The death of 15-year-old Jaime Gonzalez has shaken this neighborhood along the U.S.-Mexico border, where parents already burdened by economic woes and street gangs are now faced with explaining the tragedy to their children.
Making it especially hard: It remains unclear to his parents and investigators why Jaime — a drum major who danced in his church’s annual religious festival, stayed out of gangs and had two parents who closely watched him — could swerve off course and bring a weapon to school. The weapon, police later determined, was a pellet gun.
His parents have lamented police for their actions Wednesday, saying they could have taken non-lethal action. But there was broad agreement among law enforcement experts: If a suspect raises a weapon and refuses to put it down, officers are justified in shooting to kill.
Brownsville interim Police Chief Orlando Rodriguez defended his officers, saying the boy pointed the pellet gun — which was black and resembled a real gun — at police and repeatedly defied their commands to put it on the floor.
Rodriguez said the preliminary autopsy report showed the boy was shot twice in the torso. Family members initially thought he was shot in the back of the head, but that wound turned out to be a cut from a fall.

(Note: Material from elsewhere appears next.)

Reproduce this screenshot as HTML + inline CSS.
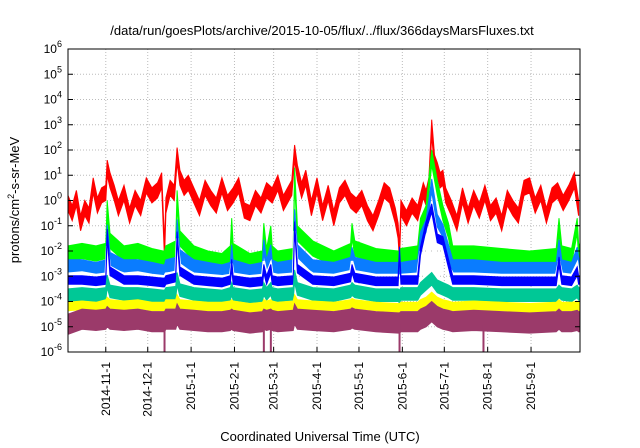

“It really doesn’t change anything at all,” his father, Jaime Gonzalez Sr., said after being told of the preliminary autopsy results at the vigil for his son. “If it is a wound from his fall, why shoot him at all? Wound him. Do something else. Use another method.”
In a recording released Thursday of the 911 call from the school, the assistant principal says a student in the hall has a gun, then reports that he is drawing the weapon and finally that he is running down the hall.
Police can be heard yelling: “Put the gun down! Put it on the floor!” In the background, someone else yells, “He’s saying that he is willing to die.”
Before police arrived, school administrators had urged Jaime to give up the gun. When officers got to the school, the boy was waiting for them, Rodriguez said.
Moments before he was killed, Jaime began to run down a hallway, but again faced officers. Police fired down the hallway — a distance that made a stun gun or other methods impractical, Rodriguez said.
If the situation had involved hostages or a gunman barricaded in a room, police might have tried negotiations. But instead, Rodriguez stressed, this was an armed student roaming the halls of a school.
The two officers who fired have been placed on administrative leave — standard procedure in police shootings. Rodriguez expected them back at work soon.
Jaime’s father has said he didn’t know where his son got the pellet gun. Police believed it was a gift, and a friend of the boy’s said Jaime told her that but she didn’t know who gave it to him.
*Full article can be found here. http://news.yahoo.com/texas-school-shooting-many-questions-loom-234525229.html


Comments: How can the parents be outraged when their son brings a gun (a pellet gun is still a gun and able to shoot and kill) to school and the police shoot after repeated requests for the boy to disarm himself. I can only imagine the rumors which ran rampant throughout the night at the school, much like how the parents believed that he was shot in the back of the head due to some blood. Though I feel sorry for the family’s loss, the parents have no right to be angry at the police when he brandished a lethal weapon and refused to disarm. Though there we see many cases of corruption among the ranks of the police, I doubt many of them had to desire to shoot and kill a child.